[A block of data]

┄┄┄┄┄┄┄┄┄┄

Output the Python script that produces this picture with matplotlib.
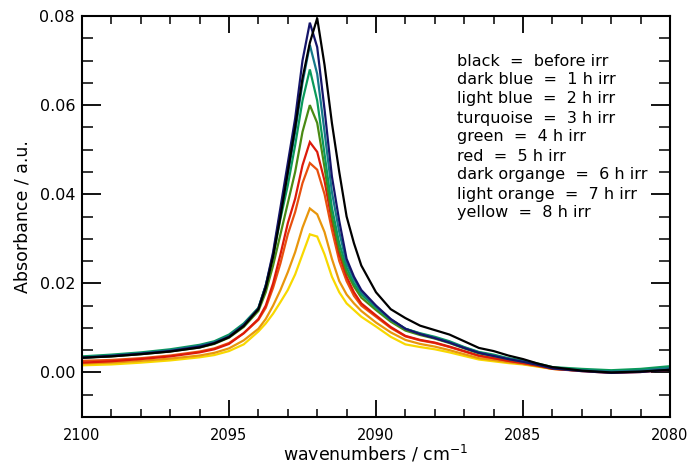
import matplotlib
matplotlib.use("Agg")
import matplotlib.pyplot as plt
from matplotlib.ticker import MultipleLocator, FormatStrFormatter

# Wavenumber grid (cm^-1), shared by all spectra
wavenumber = [2100, 2099, 2098, 2097, 2096, 2095.5, 2095, 2094.5, 2094, 2093.75,
              2093.5, 2093.25, 2093, 2092.75, 2092.5, 2092.25, 2092, 2091.75, 2091.5, 2091.25,
              2091, 2090.75, 2090.5, 2090, 2089.5, 2089, 2088.5, 2088, 2087.5, 2087,
              2086.5, 2086, 2085.5, 2085, 2084.5, 2084, 2083, 2082, 2081, 2080]

before_irr = [0.0033, 0.0036, 0.0041, 0.0047, 0.0056, 0.0065, 0.0079, 0.0104, 0.0142, 0.0190,
              0.0260, 0.0350, 0.0450, 0.0550, 0.0660, 0.0740, 0.0795, 0.0690, 0.0560, 0.0450,
              0.0350, 0.0290, 0.0240, 0.0180, 0.0142, 0.0122, 0.0105, 0.0095, 0.0085, 0.0070,
              0.0055, 0.0048, 0.0038, 0.0030, 0.0020, 0.0012, 0.0004, 0.0000, 0.0002, 0.0006]
irr_1h = [0.0033, 0.0037, 0.0042, 0.0048, 0.0058, 0.0066, 0.0080, 0.0106, 0.0143, 0.0195,
          0.0270, 0.0370, 0.0470, 0.0570, 0.0700, 0.0785, 0.0730, 0.0590, 0.0440, 0.0340,
          0.0255, 0.0215, 0.0185, 0.0150, 0.0120, 0.0098, 0.0086, 0.0077, 0.0067, 0.0055,
          0.0044, 0.0037, 0.0030, 0.0024, 0.0017, 0.0009, 0.0003, -0.0001, 0.0001, 0.0006]
irr_2h = [0.0034, 0.0038, 0.0043, 0.0050, 0.0060, 0.0068, 0.0082, 0.0108, 0.0144, 0.0195,
          0.0265, 0.0360, 0.0445, 0.0540, 0.0650, 0.0735, 0.0670, 0.0540, 0.0405, 0.0315,
          0.0245, 0.0210, 0.0180, 0.0148, 0.0119, 0.0098, 0.0087, 0.0078, 0.0068, 0.0056,
          0.0045, 0.0038, 0.0031, 0.0025, 0.0018, 0.0010, 0.0005, 0.0002, 0.0004, 0.0010]
irr_3h = [0.0036, 0.0040, 0.0045, 0.0052, 0.0062, 0.0070, 0.0085, 0.0110, 0.0145, 0.0195,
          0.0260, 0.0345, 0.0420, 0.0510, 0.0610, 0.0680, 0.0610, 0.0490, 0.0370, 0.0290,
          0.0235, 0.0200, 0.0175, 0.0145, 0.0118, 0.0098, 0.0088, 0.0080, 0.0070, 0.0057,
          0.0046, 0.0040, 0.0032, 0.0027, 0.0020, 0.0012, 0.0008, 0.0005, 0.0008, 0.0014]
irr_4h = [0.0033, 0.0036, 0.0041, 0.0047, 0.0056, 0.0064, 0.0078, 0.0102, 0.0138, 0.0180,
          0.0240, 0.0310, 0.0380, 0.0450, 0.0540, 0.0600, 0.0560, 0.0460, 0.0350, 0.0275,
          0.0225, 0.0193, 0.0168, 0.0140, 0.0114, 0.0094, 0.0084, 0.0076, 0.0066, 0.0054,
          0.0043, 0.0037, 0.0030, 0.0024, 0.0017, 0.0010, 0.0005, 0.0002, 0.0004, 0.0010]
irr_5h = [0.0022, 0.0025, 0.0030, 0.0036, 0.0045, 0.0052, 0.0064, 0.0088, 0.0120, 0.0150,
          0.0200, 0.0265, 0.0335, 0.0390, 0.0465, 0.0517, 0.0495, 0.0430, 0.0340, 0.0265,
          0.0215, 0.0180, 0.0155, 0.0128, 0.0102, 0.0082, 0.0073, 0.0067, 0.0058, 0.0048,
          0.0038, 0.0032, 0.0026, 0.0021, 0.0015, 0.0008, 0.0003, -0.0001, 0.0001, 0.0006]
irr_6h = [0.0026, 0.0028, 0.0032, 0.0038, 0.0047, 0.0054, 0.0066, 0.0088, 0.0118, 0.0145,
          0.0190, 0.0245, 0.0310, 0.0360, 0.0425, 0.0470, 0.0455, 0.0400, 0.0320, 0.0250,
          0.0205, 0.0172, 0.0150, 0.0125, 0.0100, 0.0081, 0.0072, 0.0066, 0.0057, 0.0047,
          0.0037, 0.0032, 0.0026, 0.0021, 0.0016, 0.0010, 0.0006, 0.0003, 0.0005, 0.0010]
irr_7h = [0.0020, 0.0022, 0.0026, 0.0031, 0.0038, 0.0044, 0.0054, 0.0072, 0.0098, 0.0120,
          0.0150, 0.0185, 0.0225, 0.0270, 0.0325, 0.0368, 0.0355, 0.0315, 0.0255, 0.0205,
          0.0175, 0.0155, 0.0138, 0.0112, 0.0090, 0.0073, 0.0064, 0.0058, 0.0050, 0.0041,
          0.0032, 0.0028, 0.0023, 0.0019, 0.0014, 0.0008, 0.0004, 0.0001, 0.0003, 0.0008]
irr_8h = [0.0016, 0.0018, 0.0022, 0.0027, 0.0034, 0.0039, 0.0048, 0.0063, 0.0092, 0.0110,
          0.0132, 0.0158, 0.0185, 0.0220, 0.0265, 0.0310, 0.0305, 0.0265, 0.0215, 0.0180,
          0.0155, 0.0140, 0.0125, 0.0103, 0.0080, 0.0063, 0.0057, 0.0052, 0.0045, 0.0037,
          0.0029, 0.0025, 0.0021, 0.0018, 0.0013, 0.0008, 0.0004, 0.0001, 0.0004, 0.0008]

series = [before_irr, irr_1h, irr_2h, irr_3h, irr_4h, irr_5h, irr_6h, irr_7h, irr_8h]
colors = ["#000000", "#15156a", "#16788a", "#0a9a5a", "#4a8a14",
          "#dc1a0a", "#e8500e", "#e8960c", "#f8d800"]

legend_lines = ["black  =  before irr", "dark blue  =  1 h irr", "light blue  =  2 h irr",
                "turquoise  =  3 h irr", "green  =  4 h irr", "red  =  5 h irr",
                "dark organge  =  6 h irr", "light orange  =  7 h irr", "yellow  =  8 h irr"]

plt.rcParams["font.family"] = ["DejaVu Sans"]

fig = plt.figure(figsize=(6.93, 4.67), dpi=100)
ax = fig.add_axes([82 / 693, 1 - 417 / 467, (670 - 82) / 693, (417 - 16) / 467])

# later spectra drawn first so the earlier ones sit on top
for y, c in reversed(list(zip(series, colors))):
    ax.plot(wavenumber, y, color=c, lw=1.6, solid_joinstyle="miter")

ax.set_xlim(2100, 2080)
ax.set_ylim(-0.01, 0.08)
ax.xaxis.set_major_locator(MultipleLocator(5))
ax.xaxis.set_minor_locator(MultipleLocator(1))
ax.yaxis.set_major_locator(MultipleLocator(0.02))
ax.yaxis.set_minor_locator(MultipleLocator(0.005))
ax.xaxis.set_major_formatter(FormatStrFormatter("%d"))
ax.yaxis.set_major_formatter(FormatStrFormatter("%.2f"))

for s in ax.spines.values():
    s.set_linewidth(1.5)

ax.tick_params(axis="x", which="major", direction="in", length=12, width=1.3,
               top=True, labelsize=10.5, pad=8)
ax.tick_params(axis="x", which="minor", direction="in", length=5.5, width=1.1, top=True)
ax.tick_params(axis="y", which="major", direction="in", length=14, width=1.3,
               right=True, labelsize=11.5, pad=5)
ax.tick_params(axis="y", which="minor", direction="in", length=8, width=1.1, right=True)

ax.set_xlabel("wavenumbers / cm$^{-1}$", fontsize=12.5, labelpad=0)
ax.set_ylabel("Absorbance / a.u.", fontsize=12.5, labelpad=6)

for i, t in enumerate(legend_lines):
    fig.text(457 / 693, 1 - (61 + 19 * i) / 467, t, fontsize=11.5,
             ha="left", va="center")

fig.savefig("out.png", dpi=100)
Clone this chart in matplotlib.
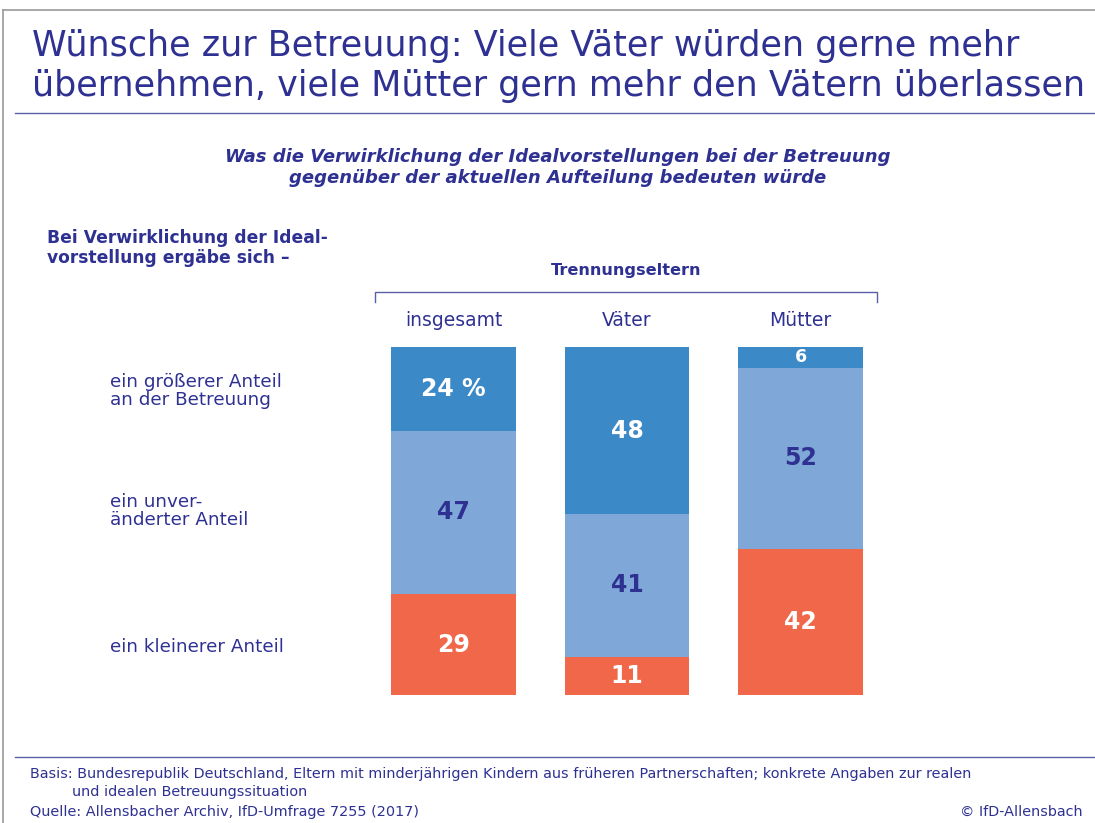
import matplotlib
matplotlib.use("Agg")
import matplotlib.pyplot as plt
from matplotlib.lines import Line2D

W, H = 1095, 823
plt.rcParams['font.family'] = ['DejaVu Sans']

categories = ["insgesamt", "Väter", "Mütter"]
groesser = [24, 48, 6]
unveraendert = [47, 41, 52]
kleiner = [29, 11, 42]
value_labels_top = ["24 %", "48", "6"]
row_labels = ["ein größerer Anteil\nan der Betreuung", "ein unver-\nänderter Anteil", "ein kleinerer Anteil"]

NAVY = "#2E3192"
C_DARK = "#3C89C8"
C_LIGHT = "#7FA8D8"
C_ORANGE = "#F0674A"

fig = plt.figure(figsize=(W/100, H/100), dpi=100)
renderer = fig.canvas.get_renderer()

def fx(x):
    return x / W

def fy(y):
    return 1 - y / H

def fit(t, target_px):
    w = t.get_window_extent(renderer).width
    t.set_fontsize(t.get_fontsize() * target_px / w)
    return t.get_fontsize()

# page frame
fig.add_artist(Line2D([fx(3), fx(3)], [fy(10), fy(823)], color="#9a9a9a", lw=1.2))
fig.add_artist(Line2D([fx(3), fx(1095)], [fy(10), fy(10)], color="#9a9a9a", lw=1.2))

# title
t1 = fig.text(fx(32), fy(46), "Wünsche zur Betreuung: Viele Väter würden gerne mehr",
              fontsize=24, color=NAVY, va="center", ha="left")
t2 = fig.text(fx(32), fy(86), "übernehmen, viele Mütter gern mehr den Vätern überlassen",
              fontsize=24, color=NAVY, va="center", ha="left")
s = fit(t2, 1056)
t1.set_fontsize(s)
fig.add_artist(Line2D([fx(15), fx(1095)], [fy(113), fy(113)], color="#5a5fa8", lw=1.0))

# subtitle
st1 = fig.text(fx(558), fy(157), "Was die Verwirklichung der Idealvorstellungen bei der Betreuung",
               fontsize=13, color=NAVY, ha="center", va="center", fontweight="bold", style="italic")
st2 = fig.text(fx(558), fy(178), "gegenüber der aktuellen Aufteilung bedeuten würde",
               fontsize=13, color=NAVY, ha="center", va="center", fontweight="bold", style="italic")
s = fit(st1, 662)
st2.set_fontsize(s)

# left header
h1 = fig.text(fx(47), fy(238), "Bei Verwirklichung der Ideal-", fontsize=12.5, color=NAVY,
              ha="left", va="center", fontweight="bold")
h2 = fig.text(fx(47), fy(258), "vorstellung ergäbe sich –", fontsize=12.5, color=NAVY,
              ha="left", va="center", fontweight="bold")
s = fit(h1, 281)
h2.set_fontsize(s)

# bracket
tr = fig.text(fx(626), fy(271), "Trennungseltern", fontsize=12.5, color=NAVY,
              ha="center", va="center", fontweight="bold")
fit(tr, 150)
fig.add_artist(Line2D([fx(375), fx(375), fx(877), fx(877)],
                      [fy(302), fy(292), fy(292), fy(302)], color="#5a5fa8", lw=1.0))

# bars
ax = fig.add_axes([fx(391), fy(695), fx(863) - fx(391), fy(347) - fy(695)])
x = list(range(len(categories)))
bw = 0.72
b1 = [k for k in kleiner]
b2 = [k + u for k, u in zip(kleiner, unveraendert)]
ax.bar(x, kleiner, width=bw, color=C_ORANGE)
ax.bar(x, unveraendert, width=bw, bottom=b1, color=C_LIGHT)
ax.bar(x, groesser, width=bw, bottom=b2, color=C_DARK)
ax.set_xlim(-0.36, 2.36)
ax.set_ylim(0, 100)
ax.axis("off")

VFS = 17
for i in x:
    ax.text(i, kleiner[i] / 2, str(kleiner[i]), ha="center", va="center",
            color="white", fontsize=VFS, fontweight="bold")
    ax.text(i, b1[i] + unveraendert[i] / 2, str(unveraendert[i]), ha="center", va="center",
            color=NAVY, fontsize=VFS, fontweight="bold")
    fs = VFS if groesser[i] > 10 else 12.5
    ax.text(i, b2[i] + groesser[i] / 2, value_labels_top[i], ha="center", va="center",
            color="white", fontsize=fs, fontweight="bold")

# category labels above bars
cat_texts = []
for i, c in enumerate(categories):
    cat_texts.append(ax.annotate(c, xy=(i, 100), xytext=(0, 27), textcoords="offset pixels",
                                 ha="center", va="center", color=NAVY, fontsize=13))
s = fit(cat_texts[0], 97)
for t in cat_texts:
    t.set_fontsize(s)

# row labels
r1 = fig.text(fx(110), fy(391), row_labels[0], color=NAVY, ha="left", va="center",
              linespacing=1.05, fontsize=s)
r2 = fig.text(fx(110), fy(511), row_labels[1], color=NAVY, ha="left", va="center",
              linespacing=1.05, fontsize=s)
r3 = fig.text(fx(110), fy(647), row_labels[2], color=NAVY, ha="left", va="center", fontsize=s)
s2 = fit(r3, 174)
r1.set_fontsize(s2)
r2.set_fontsize(s2)

# footer
fig.add_artist(Line2D([fx(15), fx(1095)], [fy(757), fy(757)], color="#5a5fa8", lw=1.0))
f1 = fig.text(fx(30), fy(774), "Basis: Bundesrepublik Deutschland, Eltern mit minderjährigen Kindern aus früheren Partnerschaften; konkrete Angaben zur realen",
              fontsize=10, color=NAVY, ha="left", va="center")
s = fit(f1, 940)
fig.text(fx(72), fy(792), "und idealen Betreuungssituation",
         fontsize=s, color=NAVY, ha="left", va="center")
fig.text(fx(30), fy(812), "Quelle: Allensbacher Archiv, IfD-Umfrage 7255 (2017)",
         fontsize=s, color=NAVY, ha="left", va="center")
fig.text(fx(1083), fy(812), "© IfD-Allensbach",
         fontsize=s, color=NAVY, ha="right", va="center")

fig.savefig("out.png", dpi=100)
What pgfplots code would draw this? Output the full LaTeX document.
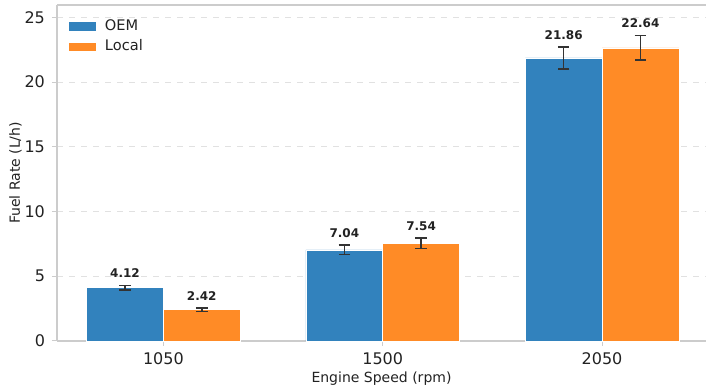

┄┄┄┄┄┄┄┄┄┄

§ **EXERCISE PROMPT**: Return, unchanged, the lines from the first line of the material through the line that holds "2082, 2081, 2080]", inclusive, omitting pictures.

§ **WRITTEN ANSWER**:
Output the Python script that produces this picture with matplotlib.
import matplotlib
matplotlib.use("Agg")
import matplotlib.pyplot as plt
from matplotlib.ticker import MultipleLocator, FormatStrFormatter

# Wavenumber grid (cm^-1), shared by all spectra
wavenumber = [2100, 2099, 2098, 2097, 2096, 2095.5, 2095, 2094.5, 2094, 2093.75,
              2093.5, 2093.25, 2093, 2092.75, 2092.5, 2092.25, 2092, 2091.75, 2091.5, 2091.25,
              2091, 2090.75, 2090.5, 2090, 2089.5, 2089, 2088.5, 2088, 2087.5, 2087,
              2086.5, 2086, 2085.5, 2085, 2084.5, 2084, 2083, 2082, 2081, 2080]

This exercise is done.